Say we roll a fair six-sided dice, and our goal is to roll every number at least once. The expected number of rolls is fairly simple: we find $E(x)=\int_0^\infty(1-(1-e^{-\frac{t}{6}})^6)dt=6(1+\frac{1}{2}+\frac{1}{3}+\frac{1}{4}+\frac{1}{5}+\frac{1}{6})=14.7$.

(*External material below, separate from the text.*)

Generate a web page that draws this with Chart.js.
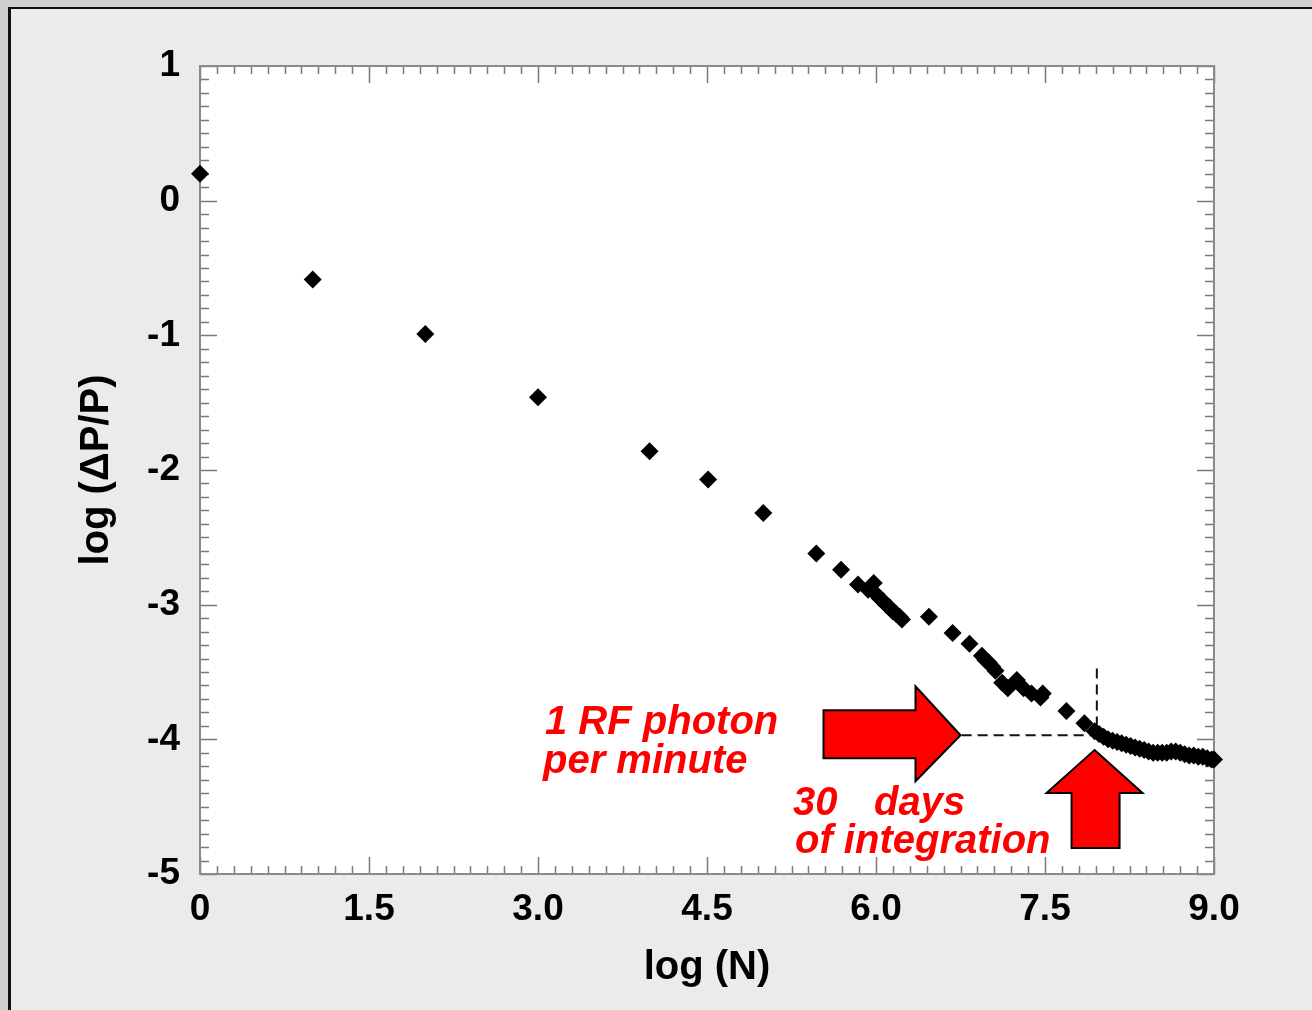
<!DOCTYPE html>
<html>
<head>
<meta charset="utf-8">
<script src="https://cdn.jsdelivr.net/npm/chart.js@4.4.1/dist/chart.umd.min.js"></script>
<style>
  html, body { margin: 0; padding: 0; background: #ebebeb; }
  canvas { display: block; }
</style>
</head>
<body>
<canvas id="scatterChart" width="1312" height="1010"></canvas>
<script>
// log(N) and log(dP/P)
const logN = [
  0, 1, 2, 3, 3.99, 4.51, 5.0, 5.47, 5.69, 5.84, 5.93, 5.98,
  6.00, 6.03, 6.06, 6.09, 6.12, 6.15, 6.18, 6.21, 6.23,
  6.47, 6.68, 6.83,
  6.94, 6.97, 7.00, 7.03, 7.06,
  7.12, 7.17, 7.25, 7.31, 7.38, 7.46, 7.48, 7.69, 7.85,
  7.94, 7.98, 8.02, 8.06, 8.10, 8.14, 8.18, 8.22, 8.26, 8.30, 8.34, 8.38,
  8.42, 8.46, 8.50, 8.54, 8.58, 8.62, 8.66, 8.70, 8.74, 8.78, 8.82, 8.86,
  8.90, 8.94, 8.98, 9.00
];
const logDP = [
  0.2, -0.585, -0.99, -1.46, -1.86, -2.07, -2.32, -2.62, -2.74, -2.85, -2.89, -2.84,
  -2.92, -2.95, -2.97, -3.00, -3.02, -3.05, -3.07, -3.09, -3.11,
  -3.09, -3.21, -3.29,
  -3.38, -3.41, -3.43, -3.46, -3.49,
  -3.58, -3.62, -3.56, -3.62, -3.66, -3.69, -3.66, -3.79, -3.88,
  -3.94, -3.96, -3.98, -4.00, -4.01, -4.02, -4.03, -4.04, -4.05, -4.06, -4.07, -4.08,
  -4.09, -4.10, -4.10, -4.10, -4.10, -4.09, -4.09, -4.10, -4.11, -4.12, -4.12, -4.13,
  -4.13, -4.14, -4.15, -4.15
];
// dashed guide: 1 photon/min level and the 30 days point
const guideX = [6.76, 7.96, 7.96];
const guideY = [-3.97, -3.97, -3.46];

const xTickLabels = ['0', '1.5', '3.0', '4.5', '6.0', '7.5', '9.0'];
const yTickLabels = ['-5', '-4', '-3', '-2', '-1', '0', '1'];

const FONT = "'Liberation Sans', Arial, Helvetica, sans-serif";

// frame, white plot area, inward ticks, arrows and red notes
const decor = {
  id: 'decor',
  beforeDraw(chart) {
    const ctx = chart.ctx;
    const a = chart.chartArea;
    ctx.save();
    ctx.fillStyle = '#cfcfcf';
    ctx.fillRect(0, 0, chart.width, chart.height);
    ctx.fillStyle = '#111';
    ctx.fillRect(8, 7, chart.width, chart.height);
    ctx.fillStyle = '#ebebeb';
    ctx.fillRect(11, 9, chart.width, chart.height);
    ctx.fillStyle = '#fff';
    ctx.fillRect(a.left, a.top, a.right - a.left, a.bottom - a.top);
    ctx.restore();
  },
  beforeDatasetsDraw(chart) {
    const ctx = chart.ctx;
    const a = chart.chartArea;
    const xs = chart.scales.x, ys = chart.scales.y;
    ctx.save();
    ctx.strokeStyle = '#7a7a7a';
    ctx.lineWidth = 1.5;
    ctx.beginPath();
    for (let i = 0; i <= 60; i++) {
      const py = Math.round(ys.getPixelForValue(-5 + i * 0.1)) + 0.5;
      const len = i % 10 === 0 ? 17 : 9;
      ctx.moveTo(a.left, py); ctx.lineTo(a.left + len, py);
      ctx.moveTo(a.right, py); ctx.lineTo(a.right - len, py);
    }
    for (let i = 0; i <= 60; i++) {
      const px = Math.round(xs.getPixelForValue(i * 0.15)) + 0.5;
      const len = i % 10 === 0 ? 17 : 8;
      ctx.moveTo(px, a.top); ctx.lineTo(px, a.top + len);
      ctx.moveTo(px, a.bottom); ctx.lineTo(px, a.bottom - len);
    }
    ctx.stroke();
    ctx.lineWidth = 2;
    ctx.strokeStyle = '#8a8a8a';
    ctx.strokeRect(a.left, a.top, a.right - a.left, a.bottom - a.top);
    ctx.restore();
  },
  afterDatasetsDraw(chart) {
    const ctx = chart.ctx;
    const xs = chart.scales.x, ys = chart.scales.y;
    ctx.save();
    ctx.fillStyle = '#ff0000';
    ctx.strokeStyle = '#000';
    ctx.lineWidth = 2;
    ctx.lineJoin = 'miter';

    // arrow pointing right, tip at the dashed line end
    let tx = xs.getPixelForValue(6.75), ty = ys.getPixelForValue(-3.97);
    ctx.beginPath();
    ctx.moveTo(tx, ty);
    ctx.lineTo(tx - 45, ty - 49);
    ctx.lineTo(tx - 45, ty - 25);
    ctx.lineTo(tx - 137, ty - 25);
    ctx.lineTo(tx - 137, ty + 23);
    ctx.lineTo(tx - 45, ty + 23);
    ctx.lineTo(tx - 45, ty + 46);
    ctx.closePath();
    ctx.fill(); ctx.stroke();

    // arrow pointing up under the curve
    tx = xs.getPixelForValue(7.94); ty = ys.getPixelForValue(-4.08);
    ctx.beginPath();
    ctx.moveTo(tx, ty);
    ctx.lineTo(tx + 48, ty + 43);
    ctx.lineTo(tx + 25, ty + 43);
    ctx.lineTo(tx + 25, ty + 98);
    ctx.lineTo(tx - 23, ty + 98);
    ctx.lineTo(tx - 23, ty + 43);
    ctx.lineTo(tx - 48, ty + 43);
    ctx.closePath();
    ctx.fill(); ctx.stroke();

    ctx.font = 'italic bold 40px ' + FONT;
    ctx.textBaseline = 'alphabetic';
    ctx.textAlign = 'left';
    ctx.fillText('1 RF photon', 545, 734);
    ctx.fillText('per minute', 543, 773);
    ctx.fillText('30', 793, 815);
    ctx.fillText('days', 874, 815);
    ctx.fillText('of integration', 795, 853);
    ctx.restore();
  }
};

const points = logN.map((v, i) => ({ x: v, y: logDP[i] }));
const guide = guideX.map((v, i) => ({ x: v, y: guideY[i] }));

const scatterChart = new Chart(
  document.getElementById('scatterChart'),
  {
    type: 'scatter',
    data: {
      datasets: [
        {
          label: 'dP/P',
          data: points,
          pointStyle: 'rectRot',
          pointRadius: 9,
          backgroundColor: '#000',
          borderColor: '#000',
          borderWidth: 0,
          clip: false
        },
        {
          label: 'guide',
          data: guide,
          showLine: true,
          pointRadius: 0,
          borderColor: '#111',
          borderWidth: 2,
          borderDash: [10, 6]
        }
      ]
    },
    options: {
      responsive: false,
      animation: false,
      layout: { padding: { top: 66, right: 98, left: 0, bottom: 0 } },
      plugins: {
        legend: { display: false },
        tooltip: { enabled: false }
      },
      scales: {
        x: {
          type: 'linear',
          min: 0,
          max: 9,
          grid: { display: false, drawTicks: false },
          border: { display: false },
          ticks: {
            stepSize: 1.5,
            padding: 14,
            color: '#000',
            font: { family: FONT, size: 37, weight: 'bold' },
            callback: (v, i) => xTickLabels[i]
          },
          title: {
            display: true,
            text: 'log (N)',
            color: '#000',
            font: { family: FONT, size: 40, weight: 'bold' },
            padding: { top: 0, bottom: 18 }
          },
          afterFit: s => { s.height = 136; }
        },
        y: {
          type: 'linear',
          min: -5,
          max: 1,
          grid: { display: false, drawTicks: false },
          border: { display: false },
          ticks: {
            stepSize: 1,
            padding: 20,
            color: '#000',
            font: { family: FONT, size: 37, weight: 'bold' },
            callback: (v, i) => yTickLabels[i]
          },
          title: {
            display: true,
            text: 'log (\u0394P/P)',
            color: '#000',
            font: { family: FONT, size: 40, weight: 'bold' },
            padding: { top: 73, bottom: 0 }
          },
          afterFit: s => { s.width = 200; }
        }
      }
    },
    plugins: [decor]
  }
);
</script>
</body>
</html>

However, say instead that our goal is to not roll every number at least once, but to roll three different numbers, each one from a different family - we want $a,b,$ and $c$ such that $a$ is an even number, $b$ is a prime number, and $c$ is a square number, with the stipulation that $a\neq b\neq c$. So, we want an element from $A=\{2,4,6\}$, one from $B=\{2,3,5\}$, and one from $C=\{1,4\}$, and we don't want any duplicates. What is the expected number of rolls to complete this task?

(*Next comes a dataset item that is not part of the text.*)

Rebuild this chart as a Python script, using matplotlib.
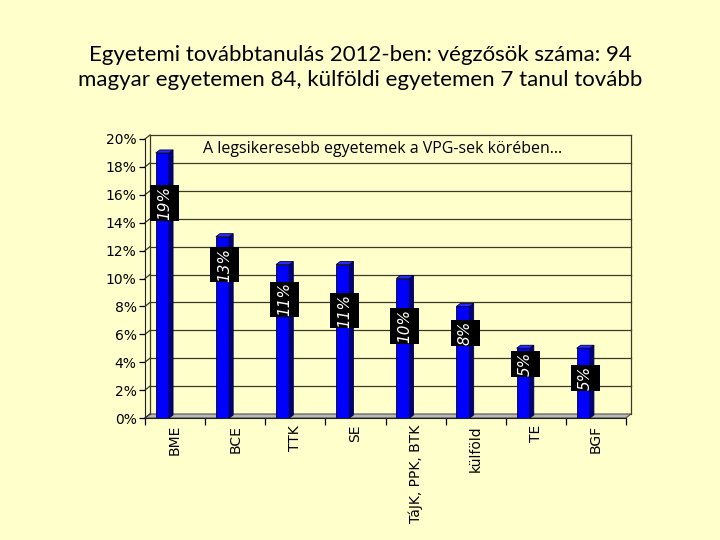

Without the no-duplicates rule, this is still simple. It would be $E(X)=\int_0^\infty(1-(1-e^{-\frac{t}{2}})^2(1-e^{-\frac{t}{3}}))dt=4.35$. However, with the rule, it becomes more difficult. I've considered going on a case-by-case basis - that is, if our first roll is 1, then we look at the probability of getting different members of $A$ and $B$, if we roll a 2, we look at the probability of getting either different members from $B/\{2\}$ and $C$ or $A/\{2\}$ and $C$, and so on - but I wanted to know if there's a faster way to do this. Any help is appreciated. Thank you!
Your result without the no-duplicates rule is wrong, so let’s derive the correct result for that case, first.
Let $X$ be the number or rolls required, and let $A_x$, $B_x$, $C_x$ denote the events that no number in the corresponding family has been rolled yet. Then, by inclusion–exclusion,
\begin{eqnarray} \mathsf E[X]&=&\sum_{x=0}^\infty\mathsf P(X>x)\\ &=&\sum_{x=0}^\infty\mathsf P(A_x\cup B_x\cup C_x)\\ &=&\sum_{x=0}^\infty(\mathsf P(A_x)+\mathsf P(B_x)+\mathsf P(C_x)-\mathsf P(A_x\cap B_x)-\mathsf P(A_x\cap C_x)-\mathsf P(B_x\cap C_x)\\&&\quad{}+\mathsf P(A_x\cap B_x\cap C_x))\\[5pt] &=&6\left(\frac13+\frac13+\frac12-\frac15-\frac14-\frac15+\frac16\right)\\[5pt] &=&4.1\;. \end{eqnarray}
The result is confirmed by simulations using this Java code.
If I understand your no-duplicates rule correctly, the process terminates once we’ve rolled all three rolls in one of the thirteen triples in
$$T=\{123,124,125,126,134,136,145,156,234,245,246,346,456\}\;,$$
where to reduce notational clutter I denoted e.g. the triple $\{1,2,3\}$ by $123$. Let $Y$ denote the number of rolls required, and for a triple $t\in T$, let $E_t$ denote the event that not all rolls in $t$ have been rolled yet. Then, again by inclusion–exclusion,
\begin{eqnarray} \mathsf E[Y]&=&\sum_{y=0}^\infty\mathsf P\left(\bigcup_{t\in T}E_t\right)\\ &=&\sum_{y=0}^\infty\sum_{\emptyset\neq S\subseteq T}(-1)^{|S|+1}\mathsf P\left(\bigcap_{t\in S}E_t\right)\\ &=&\sum_{\emptyset\neq S\subseteq T}(-1)^{|S|+1}\sum_{y=0}^\infty\mathsf P\left(\bigcap_{t\in S}E_t\right)\\ &=&6\sum_{\emptyset\neq S\subseteq T}(-1)^{|S|+1}H_{\left|\bigcup_{t\in S}t\right|}\;, \end{eqnarray}
where $H_n$ is the $n$-th harmonic number. This Java code adds up the $2^{13}-1$ terms in this sum; the result is
\begin{eqnarray} \mathsf E[Y]&=&6(13H_3-25H_4+17H_5-4H_6)\\ &=&6\left(1+\frac12+\frac13-\frac{12}4+\frac{13}5-\frac46\right)\\ &=&4.6\;. \end{eqnarray}
The result is confirmed by simulations also performed by that code.
Thus, the no-duplicates rule increases the expected number of required rolls by half a roll.